By 2023 PIT count measures, there were 4,725 unhoused people in the city, 784 of them children. However, experts and estimates from other sources say the real scope of the problem is much larger.

“For those of us who are working in this space, that really doesn’t come close to the number of homeless young people that are out there who are finding all sorts of creative ways to avoid being found,” said David Fair, the executive director at Turning Points for Children, a youth advocacy organization in Philadelphia. “We believe the city needs to look at other data that exist that identify much larger numbers of young people.”

Other parts of the government use more comprehensive measures to measure homelessness. For example, Philadelphia school district data from 2022 identified about 4,600 children as being unhoused at some point over the course of that school year, nearly six times more than the PIT estimate.

Doubling up is one of the most common ways that people experience homelessness. It happens when a person or group of people are unable to afford their own housing and are forced to live with others, often leading to overcrowding.

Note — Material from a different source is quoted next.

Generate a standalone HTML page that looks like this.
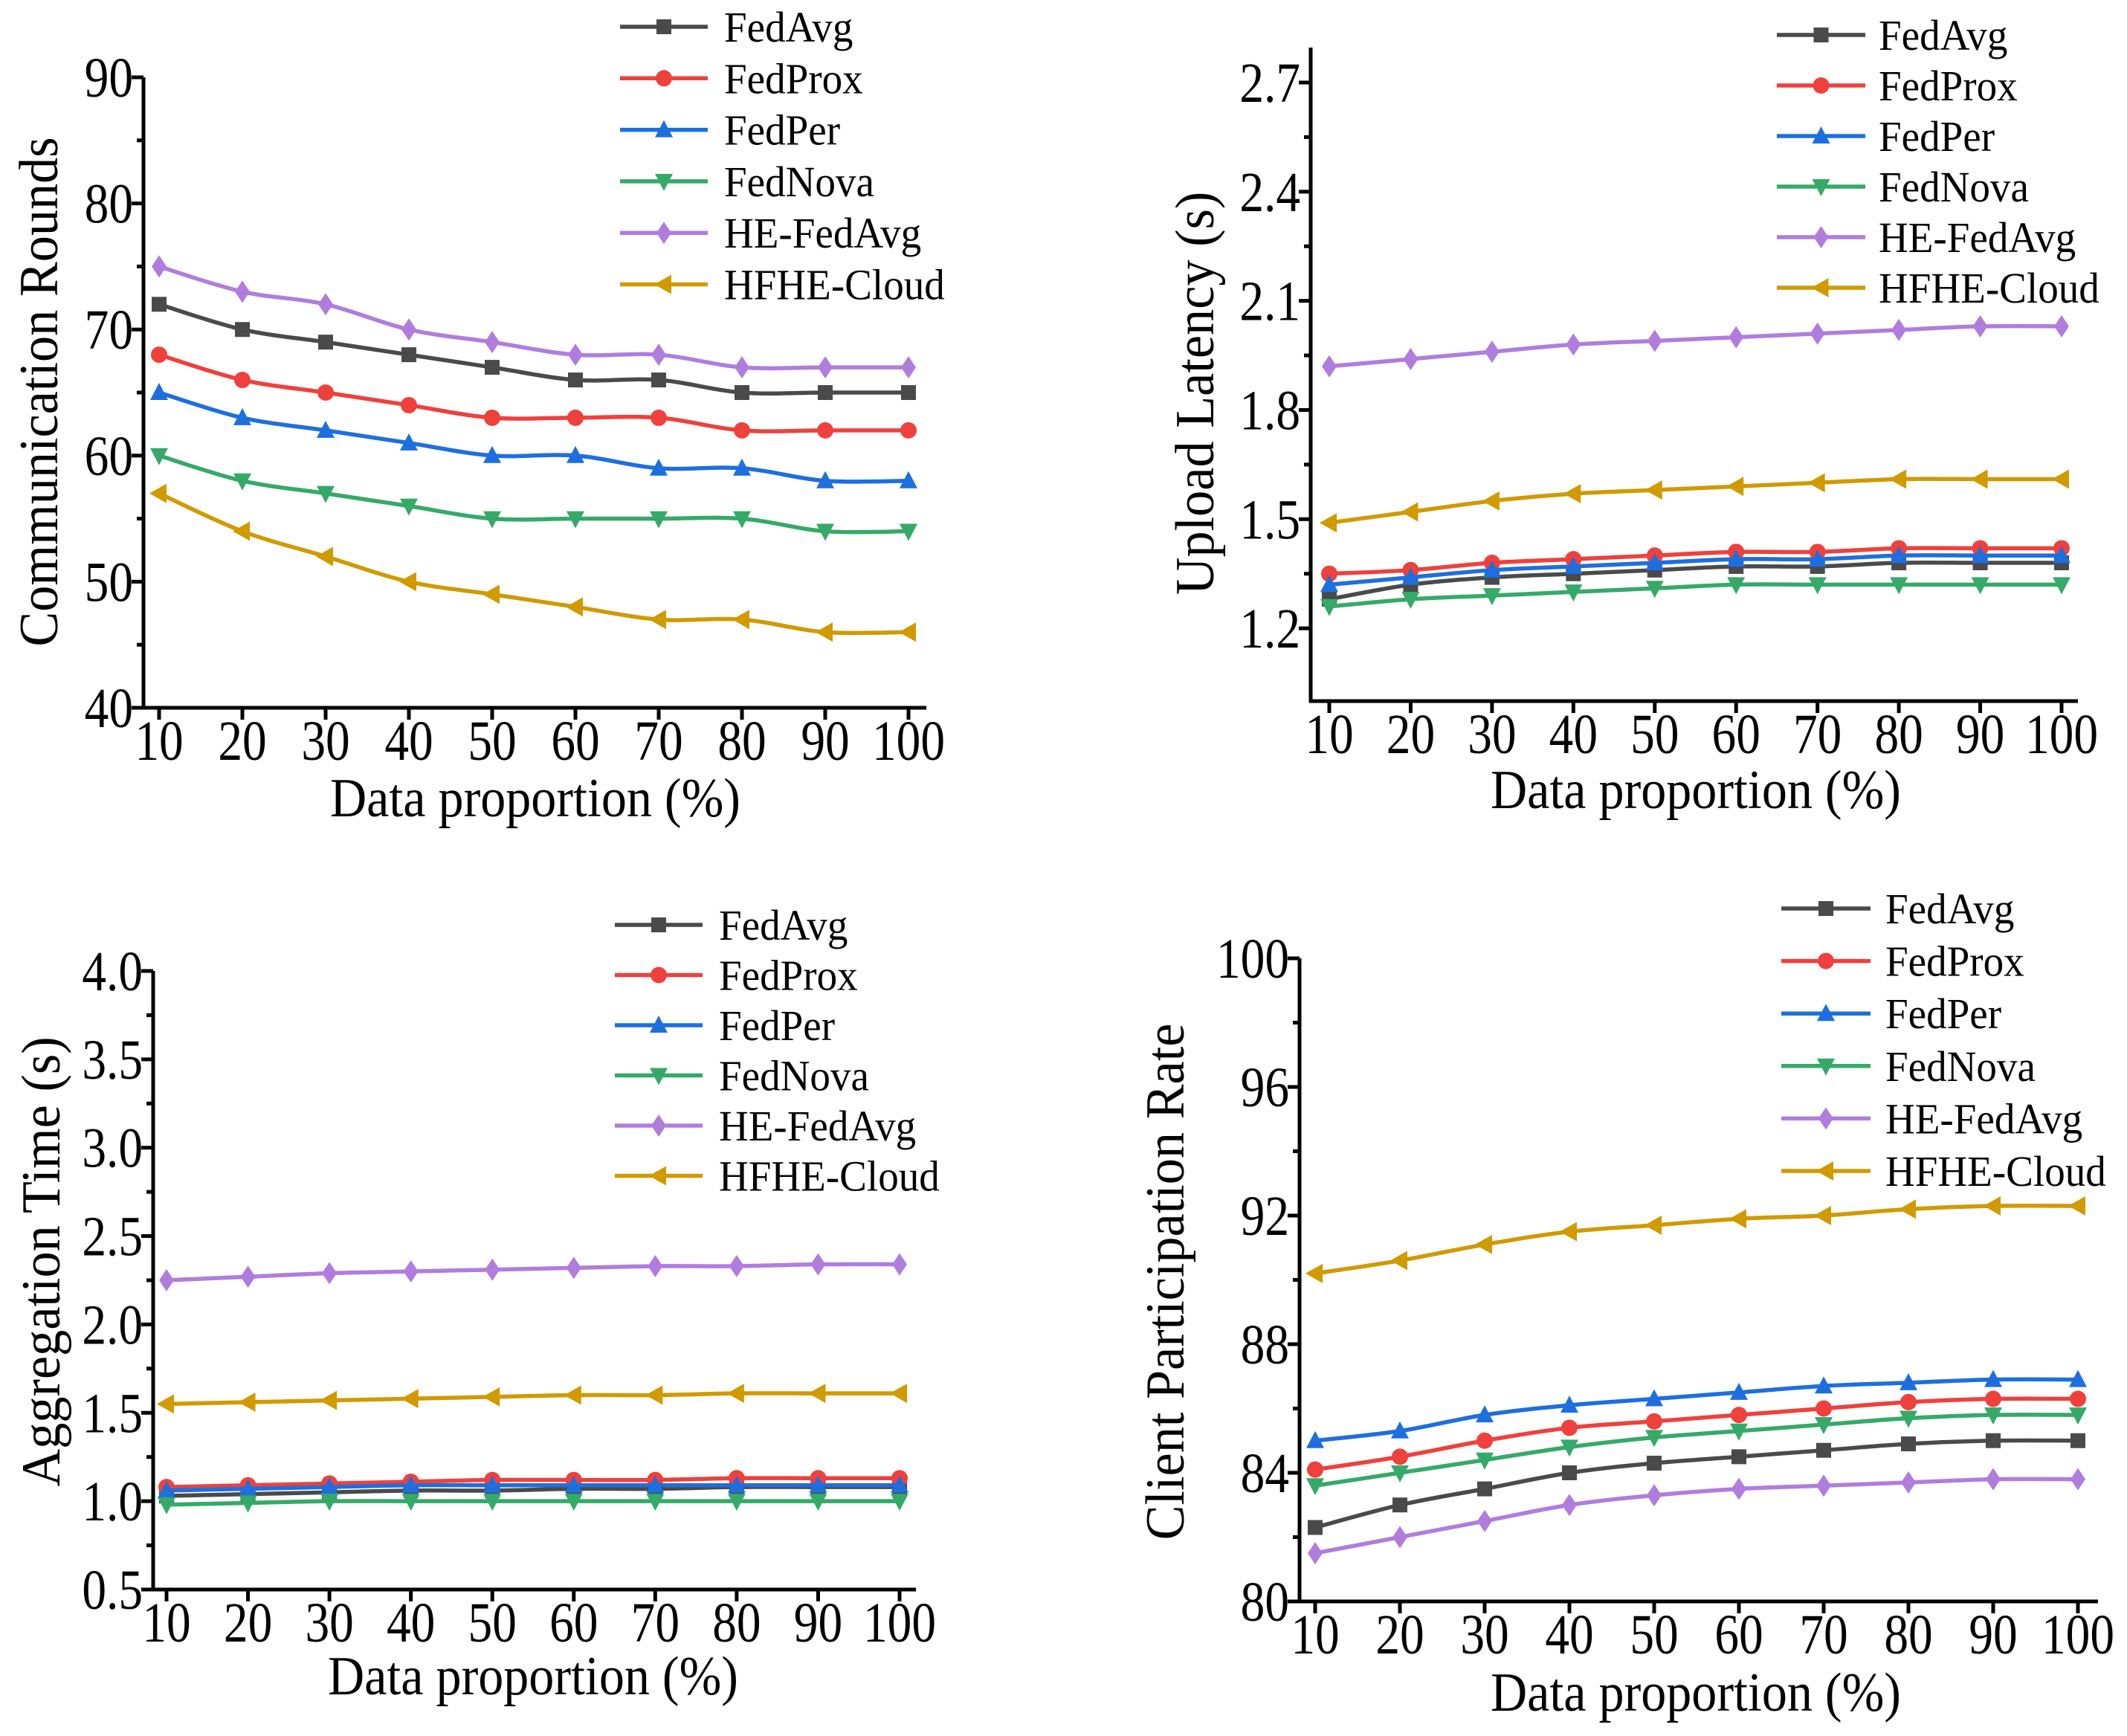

Doubling up was in the news in 2022 when a fire in an unsafe Fairmount public housing unit killed three women and nine of their children. Only two of the 14 residents of the four-bedroom apartment survived.

It’s also one of the experiences of homelessness that isn’t considered in the point in time count, which is why researchers from the Chicago Coalition for the Homeless and Vanderbilt University created a way to measure it using publicly available data.

With the help of those same researchers, Logan Center reporters found that between 21,000 and 38,000 additional people are highly likely to be living doubled up in the city based on data from the most recent census and American Community Survey. This estimate doesn’t account for many other kinds of homelessness, or those missed by the PIT, so the real numbers could be even higher.

While experts say that HUD is unlikely to change course anytime soon, communities can choose to gauge success and distribute funding as they see fit. The city of Chicago, for example, has used data from the Chicago Coalition for the Homeless to address the problems missed by the point in time count.

“We’ve seen doubled up homelessness is starting to be funded alongside street and shelter homelessness,” said Sam Paler-Ponce, the interim associate director of city policy at the Chicago Coalition for the Homeless. “I don’t think that would have been as possible without a measure to describe the total scope.”

In the end advocates say that an accurate measure is only the beginning. A recent report by the Joint Center for Housing Studies at Harvard University found that the number of renters who spend over 30 percent of their income on housing is at a record high and continues to climb.

“The more people struggle to afford to keep up with the rent, the more we are directly going to see more people struggling with homelessness and housing insecurity,” said Bello. “The natural consequence of not being able to afford a place to live when you don’t have a doubled up situation is that you’re going to end up on the street.”